Berufe von A bis Z sowie Speed-Dating sind eine Chance, die viele der Besucher nutzen um eventuell innerhalb von 10 Minuten einen Ausbildungsplatz zu bekommen. Die meisten Jugendlichen sind interessiert, fragen nach und versorgen sich mit dem Informationsmaterial der Unternehmen.
Gerade durch das achtjährige Gymnasium und den nur noch freiwilligen Wehrdienst haben die Jugendlichen viel Zeit sich zu orientieren. Da ist "Berufe live" genau richtig als Orientierungshilfe. Viele Abiturienten gehen direkt den Weg ins Studium, was nach dem Abschluss zum Bachelor oft nur noch Ernüchterung bringt, da eine erhoffte Anstellung nicht den Wünschen entspricht oder in der Sachbearbeitung endet.
Ernst-Michael Hasse, Präsident der Industrie- und Handelskammer, sieht für die Jugendlichen hier eine große Chance der Orientierung. "Wir kümmern uns um die Auszubildenden nicht erst seit gestern. Wir sehen immer wieder die Fokussierung auf die ‚Top-10-Berufe‘. Keine Fehlentscheidung zu machen ist wichtig für die Berufswahl", so Hasse. Ausbildung ist eine der Kernkompetenzen der IHK, für sie ist die Tendenz der Akademisierung klar ersichtlich. "Wir empfehlen den umgekehrten Weg über ein Duales Studium. Jeder vierte Student bricht sein Studium ab. Durch eine duale Ausbildung ist die Gefahr der Arbeitslosigkeit deutlich geringer", so Hasse.

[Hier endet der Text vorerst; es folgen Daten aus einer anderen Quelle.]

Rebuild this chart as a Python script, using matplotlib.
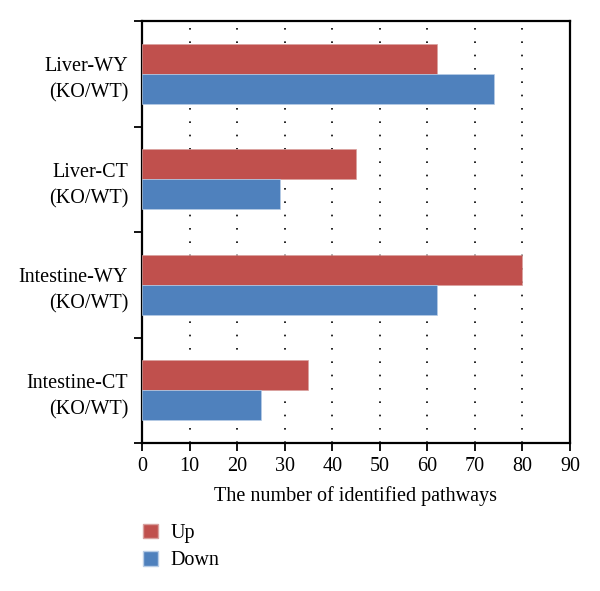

IHK-Hauptgeschäftsführer Axel Martens sieht die Problematik der beruflichen Ausbildung gerade bei Abiturienten. "Bei uns erhält die berufliche Ausbildung nicht die verdiente Wertschätzung." Ein gesellschaftliches Umdenken ist nötig, damit die Facharbeiterausbildung oder das Duale Studium einen höheren Stellenwert bekommen. Fast alle Realschüler gehen weiter zur Schule, statt eine Ausbildung zu beginnen. Viele Jugendlichen sind 19,6 Jahre bevor sie in die Ausbildung oder ins Duale Studium einsteigen. Umfragen bei den hiesigen Unternehmen zeigten, dass Realschüler bei der Anstellung favorisiert werden. Michael Wennemann, Geschäftsführer Berufliche Bildung der IHK hofft, dass auch Gymnasien verstärkt den Weg zur Berufsmesse finden. "Die jungen Menschen sollen Arbeit als Chance erkennen und nicht als Bedrohung", so Wennemann. Vorteile sieht er auch darin, wenn die Eltern ihre Zöglinge begleiten, einmal um unterstützend dabei zu sein und im Nachhinein gemeinsam mit ihren Kindern die Messeeindrücke zu reflektieren. "Oft ist es auch so, dass die Eltern auf Weiterbildungsmöglichkeiten für sich selber aufmerksam werden", so Wennemann.